* Information provided *
====
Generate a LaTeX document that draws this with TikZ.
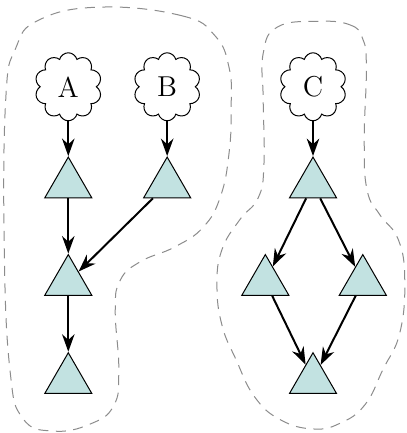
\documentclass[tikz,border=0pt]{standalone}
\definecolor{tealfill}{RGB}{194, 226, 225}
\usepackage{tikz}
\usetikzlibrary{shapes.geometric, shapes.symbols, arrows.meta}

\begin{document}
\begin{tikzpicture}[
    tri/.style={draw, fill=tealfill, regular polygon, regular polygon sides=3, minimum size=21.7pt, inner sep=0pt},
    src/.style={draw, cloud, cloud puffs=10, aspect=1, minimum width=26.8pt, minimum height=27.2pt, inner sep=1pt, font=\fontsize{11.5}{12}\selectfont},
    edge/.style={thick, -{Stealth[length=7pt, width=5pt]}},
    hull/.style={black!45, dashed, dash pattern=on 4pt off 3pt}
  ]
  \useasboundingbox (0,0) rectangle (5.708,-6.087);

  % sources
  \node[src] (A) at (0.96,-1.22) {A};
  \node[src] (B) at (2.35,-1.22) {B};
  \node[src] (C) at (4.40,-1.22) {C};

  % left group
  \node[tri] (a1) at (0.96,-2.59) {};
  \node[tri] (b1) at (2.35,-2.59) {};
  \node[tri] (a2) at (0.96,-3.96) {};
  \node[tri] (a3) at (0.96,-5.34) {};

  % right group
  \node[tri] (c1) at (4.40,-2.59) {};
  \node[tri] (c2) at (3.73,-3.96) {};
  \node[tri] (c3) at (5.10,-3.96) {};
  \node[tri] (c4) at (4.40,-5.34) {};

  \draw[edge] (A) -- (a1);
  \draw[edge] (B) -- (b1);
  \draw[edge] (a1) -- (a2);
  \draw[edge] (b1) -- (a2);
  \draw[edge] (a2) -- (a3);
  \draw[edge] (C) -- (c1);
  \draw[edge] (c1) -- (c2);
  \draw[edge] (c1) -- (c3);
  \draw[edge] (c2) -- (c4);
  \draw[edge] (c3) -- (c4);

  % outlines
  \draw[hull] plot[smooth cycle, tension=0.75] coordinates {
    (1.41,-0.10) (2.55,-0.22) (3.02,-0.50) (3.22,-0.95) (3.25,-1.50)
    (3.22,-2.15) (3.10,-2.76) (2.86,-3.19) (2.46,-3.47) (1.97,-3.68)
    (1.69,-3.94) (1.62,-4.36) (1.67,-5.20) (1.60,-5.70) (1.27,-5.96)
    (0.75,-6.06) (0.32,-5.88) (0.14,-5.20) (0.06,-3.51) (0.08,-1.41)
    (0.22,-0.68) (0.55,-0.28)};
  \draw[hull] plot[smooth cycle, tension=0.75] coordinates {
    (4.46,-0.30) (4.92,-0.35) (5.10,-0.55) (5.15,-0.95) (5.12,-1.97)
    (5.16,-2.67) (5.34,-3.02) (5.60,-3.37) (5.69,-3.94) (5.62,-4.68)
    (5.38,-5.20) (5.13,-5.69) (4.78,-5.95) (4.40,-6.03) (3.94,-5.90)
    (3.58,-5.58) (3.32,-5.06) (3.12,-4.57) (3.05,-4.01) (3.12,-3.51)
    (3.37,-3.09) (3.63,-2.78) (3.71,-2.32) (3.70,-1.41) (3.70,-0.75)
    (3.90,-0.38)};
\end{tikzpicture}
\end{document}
====
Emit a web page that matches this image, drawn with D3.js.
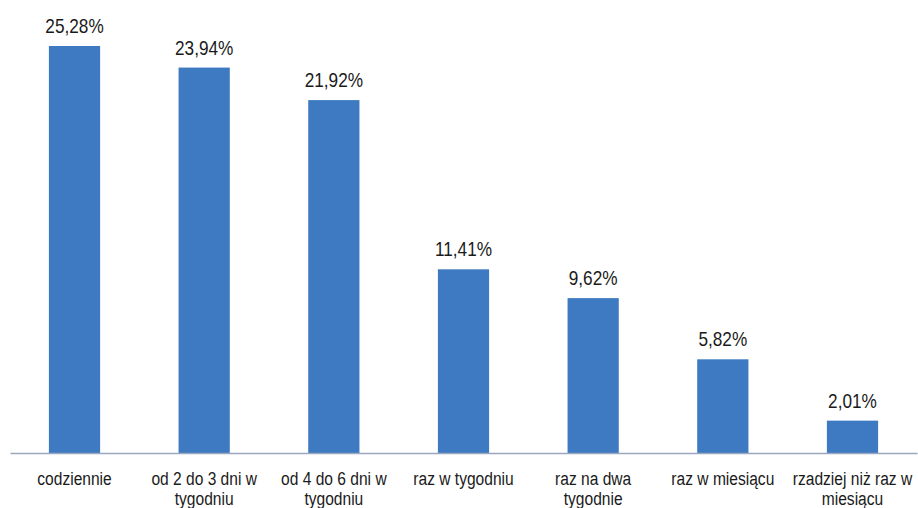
====
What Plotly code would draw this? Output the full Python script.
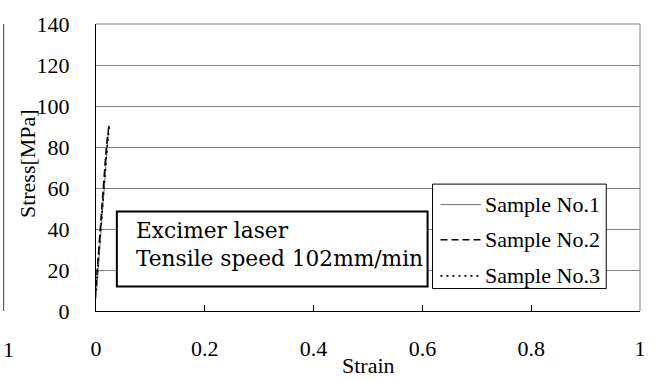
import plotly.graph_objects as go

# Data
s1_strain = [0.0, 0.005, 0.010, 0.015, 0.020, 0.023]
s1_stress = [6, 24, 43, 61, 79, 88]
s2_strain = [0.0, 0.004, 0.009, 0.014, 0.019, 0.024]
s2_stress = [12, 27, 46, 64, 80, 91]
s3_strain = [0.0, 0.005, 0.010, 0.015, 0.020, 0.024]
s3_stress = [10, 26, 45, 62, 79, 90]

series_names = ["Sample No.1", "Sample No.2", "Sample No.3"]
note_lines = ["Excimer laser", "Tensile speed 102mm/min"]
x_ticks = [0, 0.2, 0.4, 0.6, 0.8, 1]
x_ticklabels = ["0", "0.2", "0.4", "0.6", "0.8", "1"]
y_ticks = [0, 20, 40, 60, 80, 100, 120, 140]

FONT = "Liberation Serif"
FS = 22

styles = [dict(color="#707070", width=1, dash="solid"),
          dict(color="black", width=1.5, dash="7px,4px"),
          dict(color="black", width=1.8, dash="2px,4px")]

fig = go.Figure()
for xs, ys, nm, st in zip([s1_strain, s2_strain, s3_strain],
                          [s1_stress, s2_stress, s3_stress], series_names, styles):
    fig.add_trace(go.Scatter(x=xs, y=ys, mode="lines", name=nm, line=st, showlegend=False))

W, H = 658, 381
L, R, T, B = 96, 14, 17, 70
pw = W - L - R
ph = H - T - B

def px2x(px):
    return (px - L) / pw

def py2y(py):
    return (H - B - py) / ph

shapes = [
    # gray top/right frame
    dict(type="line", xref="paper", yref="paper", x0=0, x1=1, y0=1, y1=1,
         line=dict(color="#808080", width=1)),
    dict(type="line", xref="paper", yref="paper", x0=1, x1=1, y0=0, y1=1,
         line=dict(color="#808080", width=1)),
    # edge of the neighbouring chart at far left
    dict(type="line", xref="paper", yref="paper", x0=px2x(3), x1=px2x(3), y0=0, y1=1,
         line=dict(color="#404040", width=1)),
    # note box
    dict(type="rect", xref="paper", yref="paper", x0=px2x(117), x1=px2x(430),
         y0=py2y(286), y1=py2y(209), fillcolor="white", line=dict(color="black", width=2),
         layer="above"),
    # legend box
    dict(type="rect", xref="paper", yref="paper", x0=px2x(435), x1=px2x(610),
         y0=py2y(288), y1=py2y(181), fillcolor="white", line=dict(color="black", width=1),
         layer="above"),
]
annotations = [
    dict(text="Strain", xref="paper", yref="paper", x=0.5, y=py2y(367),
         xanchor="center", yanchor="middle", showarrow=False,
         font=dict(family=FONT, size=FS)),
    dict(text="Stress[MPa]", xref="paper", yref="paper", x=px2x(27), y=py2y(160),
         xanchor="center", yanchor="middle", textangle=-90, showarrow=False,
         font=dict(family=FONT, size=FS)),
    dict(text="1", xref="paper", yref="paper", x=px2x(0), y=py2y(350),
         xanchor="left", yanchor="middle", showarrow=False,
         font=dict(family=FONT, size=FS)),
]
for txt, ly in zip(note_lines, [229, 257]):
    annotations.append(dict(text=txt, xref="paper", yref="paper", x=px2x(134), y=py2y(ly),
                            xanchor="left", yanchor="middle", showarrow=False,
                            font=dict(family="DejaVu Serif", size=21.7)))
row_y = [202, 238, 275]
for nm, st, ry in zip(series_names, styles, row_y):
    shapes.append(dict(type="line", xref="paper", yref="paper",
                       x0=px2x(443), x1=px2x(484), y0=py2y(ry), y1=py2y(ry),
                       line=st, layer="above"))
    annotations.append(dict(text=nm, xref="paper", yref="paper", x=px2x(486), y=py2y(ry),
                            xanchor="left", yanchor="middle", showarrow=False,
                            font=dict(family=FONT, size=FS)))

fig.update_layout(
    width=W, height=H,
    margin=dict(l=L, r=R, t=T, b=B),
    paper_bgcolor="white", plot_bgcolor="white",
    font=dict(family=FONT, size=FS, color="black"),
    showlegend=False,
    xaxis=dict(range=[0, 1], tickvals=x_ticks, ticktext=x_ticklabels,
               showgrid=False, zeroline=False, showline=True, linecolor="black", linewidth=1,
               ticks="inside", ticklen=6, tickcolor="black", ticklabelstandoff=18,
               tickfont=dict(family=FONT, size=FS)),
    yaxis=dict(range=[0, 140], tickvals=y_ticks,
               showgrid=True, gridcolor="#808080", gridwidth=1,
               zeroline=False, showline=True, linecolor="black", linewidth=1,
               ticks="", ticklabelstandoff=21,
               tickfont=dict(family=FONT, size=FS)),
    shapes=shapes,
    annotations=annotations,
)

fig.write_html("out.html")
====
* Aim of the task *
Reproduce exactly, and only, the lines from the one containing "What Plotly code" through the one containing "return (H - B - py) / ph", including both; leave out any pictures.

* Complete output *
What Plotly code would draw this? Output the full Python script.
import plotly.graph_objects as go

# Data
s1_strain = [0.0, 0.005, 0.010, 0.015, 0.020, 0.023]
s1_stress = [6, 24, 43, 61, 79, 88]
s2_strain = [0.0, 0.004, 0.009, 0.014, 0.019, 0.024]
s2_stress = [12, 27, 46, 64, 80, 91]
s3_strain = [0.0, 0.005, 0.010, 0.015, 0.020, 0.024]
s3_stress = [10, 26, 45, 62, 79, 90]

series_names = ["Sample No.1", "Sample No.2", "Sample No.3"]
note_lines = ["Excimer laser", "Tensile speed 102mm/min"]
x_ticks = [0, 0.2, 0.4, 0.6, 0.8, 1]
x_ticklabels = ["0", "0.2", "0.4", "0.6", "0.8", "1"]
y_ticks = [0, 20, 40, 60, 80, 100, 120, 140]

FONT = "Liberation Serif"
FS = 22

styles = [dict(color="#707070", width=1, dash="solid"),
          dict(color="black", width=1.5, dash="7px,4px"),
          dict(color="black", width=1.8, dash="2px,4px")]

fig = go.Figure()
for xs, ys, nm, st in zip([s1_strain, s2_strain, s3_strain],
                          [s1_stress, s2_stress, s3_stress], series_names, styles):
    fig.add_trace(go.Scatter(x=xs, y=ys, mode="lines", name=nm, line=st, showlegend=False))

W, H = 658, 381
L, R, T, B = 96, 14, 17, 70
pw = W - L - R
ph = H - T - B

def px2x(px):
    return (px - L) / pw

def py2y(py):
    return (H - B - py) / ph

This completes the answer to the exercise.